En mi cuento "Hanna y la rosa del Cairo", la ilusión de las tres niñas protagonistas estaba en que manara agua de la fuente del recreo, porque el agua permite cuidar las plantas, hacer que vivan y progresen, porque el agua es, en sí misma, un motivo de ilusión. Porque a veces también los niños viven yermos de expectativas y han tenido la mala suerte de que la naturaleza y la vida les haya jugado malas pasadas. No existe una infancia feliz por definición, eso es una entelequia, y cuando la infancia es terrible, entonces es más terrible que ninguna otra cosa. En "La rosa púrpura del Cairo" la vida real se entrelaza con la que sucede detrás de la pantalla, en un vaivén imposible pero totalmente cierto. Cecilia no se extraña porque su vida está hecha de sueños y porque sin esos sueños hubiera tenido que ver la realidad de su existencia: un marido que la maltrata, un trabajo de mierda que ha perdido, una casa pobre, ninguna esperanza. 


Como Cecilia, esas muchachas que en los años cincuenta iban al cine casi cada día, como un rito esencial, como una necesidad no descubierta, también soñaban con que existía una vida más allá de la suya propia. Una vida en la que los hombres eran caballerosos, en que los vestidos brillaban, en que había restaurantes coquetos, almuerzos íntimos, cantantes de ópera  que lanzaban hermosas canciones al aire y en que todo el mundo tenía la oportunidad de cerrar los ojos con el convencimiento de que merecía la pena amanecer. 

El cine creó en esas chicas la fortaleza de querer ser protagonistas de su propia historia. No bastaba ya con vivir las historias de otros. Era preciso tener oportunidades, saber que podía haber un sitio para cada una, un sitio quizá sencillo y nada aparatoso, pero único y exclusivo. Entonces empezaron a pensar que merecían tenerlo y este fue el paso definitivo, porque cuando una cree merecer algo, termina por hallarlo. Y no era un hombre, o no era solo un hombre, era una ilusión. Era algo que se podía contar, cuantificar, sentir, experimentar, gozar, elegir. Cada una de las muchachas que veía en las salas de cine de los cincuenta cómo los personajes lanzaban sus diálogos ya previstos, creyeron que era el momento de buscar la melodía que daba sentido a su propia existencia. Un brillo mágico, dice un protagonista. Todas quieren tener un brillo mágico. 

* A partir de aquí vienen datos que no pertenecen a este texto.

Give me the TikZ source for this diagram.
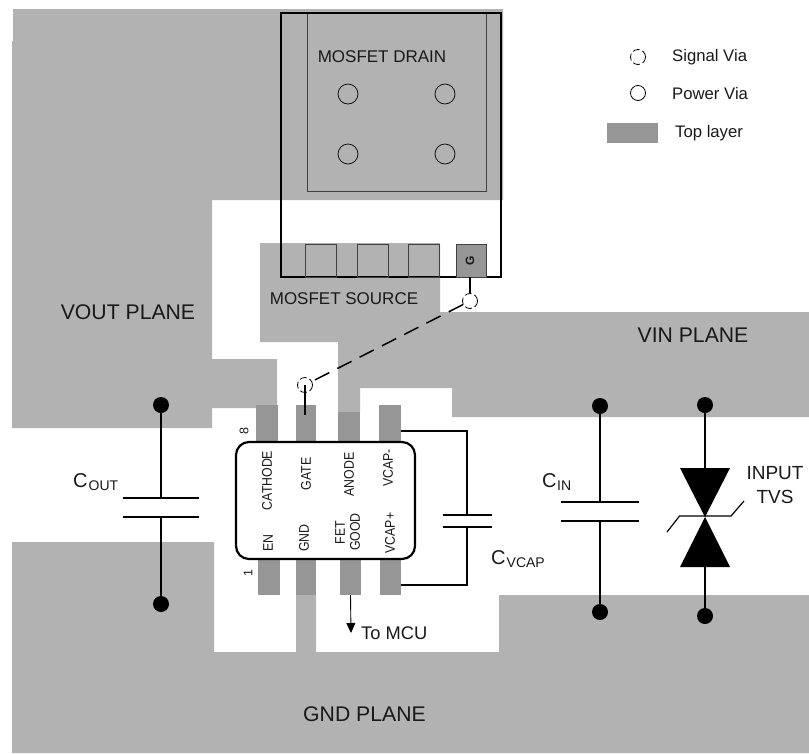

Cuando se entiende que no hay personajes secundarios, salvo en el cine, y que todos tenemos un papel protagonista, entonces aparece la evidencia de que la búsqueda de la ilusión que sirva de máquina a los pasos que damos es imprescindible. El mejor atributo de los humanos es la libertad para escoger, dice un personaje de la película. Por eso el baño de realidad que al final cae sobre Cecilia no quiere decir que renuncie a la ilusión, sino que escoge lo que puede lograr. Lo contrario es lanzarse al vacío. Pero no tener ilusión es renunciar a la vida. Se puede vivir sin amor, pero no sin ilusión.